物価高騰に関する社説・コラム(2024年11月28日) - tamutamu2024のブログ

物価高騰に関する社説・コラム(2024年11月28日)

江戸幕府の八代将軍、徳川吉宗は「米将軍」とも呼ばれる…(2024年11月28日『毎日新聞』-「余録」)
 
キャプチャ
奈良県北部の収穫期の田んぼ=2024年10月5日、大川泰弘撮影
 江戸幕府の八代将軍、徳川吉宗は「米将軍」とも呼ばれる。新田開発や年貢の徴収方法見直しなどコメにまつわる施策が多かったためだが、最も苦慮したのは米価対策だったとされる。といっても、引き下げようとしたのではない。武士の収入源のコメが増産で値崩れすることを防ごうと、価格維持にやっきになった
▲これは、どのような要素が重なっての事態か。米価の上昇が続いている。総務省が公表した10月の消費者物価指数によると、米類は昨年の同月に比べて58・9%も上がった。過去最大の上げ幅という
▲夏場に店頭でコメが品薄となり、価格も上昇した。新米が流通して一息つくかと期待されたが、今月になっても高値は変わらない。近所のスーパーでは5キロで最低でも約3000円、品種によっては4000円台に及ぶ
▲同じ店ではキャベツが1玉380円、小さなトマト2個398円。諸物価が上がる中のコメ高騰が家計を圧迫するだけでなく、飲食業界などから悲鳴が上がるのも無理はない
▲円安下でのコスト増など、生産者も厳しい事情の中での米価高であろう。

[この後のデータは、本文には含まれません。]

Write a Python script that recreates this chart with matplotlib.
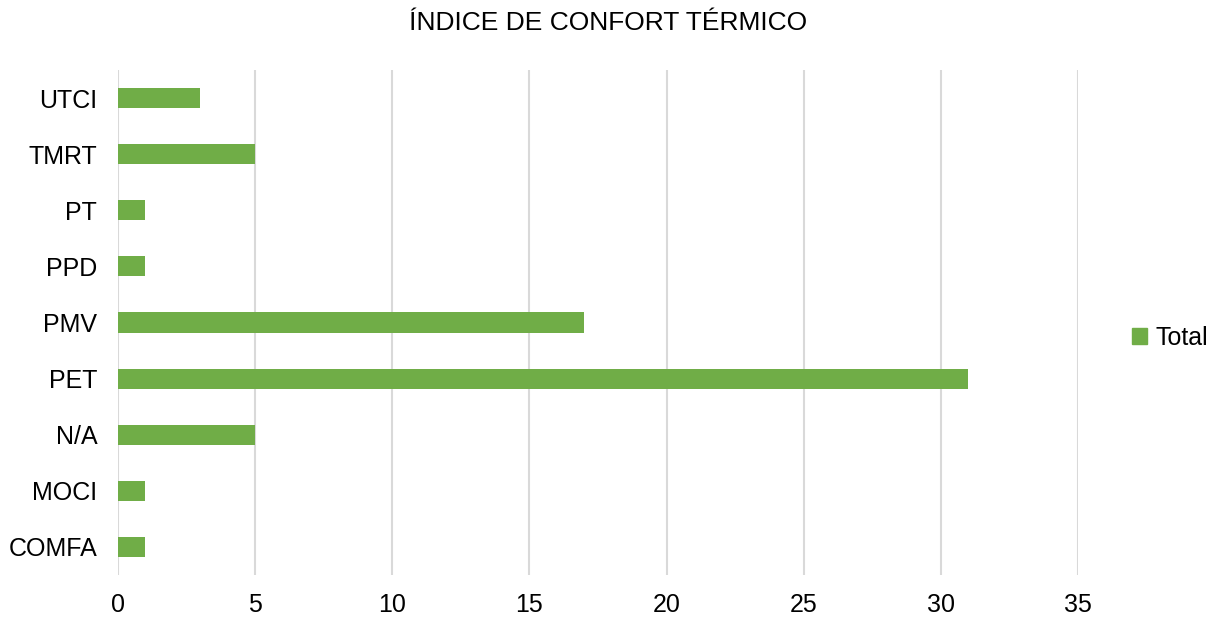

さりとて、このままでは他の食品へのシフトで「コメ離れ」が加速しかねないようにも思える
▲コメの先物市場を認めたり公定価格を試みたりした吉宗だが、死後に残された箱の中からは、毎日のコメ相場を書き留めた紙束が見つかったという。事実上の減反や備蓄米の活用など、あり方自体に課題を抱える農政だ。政治が正面から向き合うべき主食の異変である。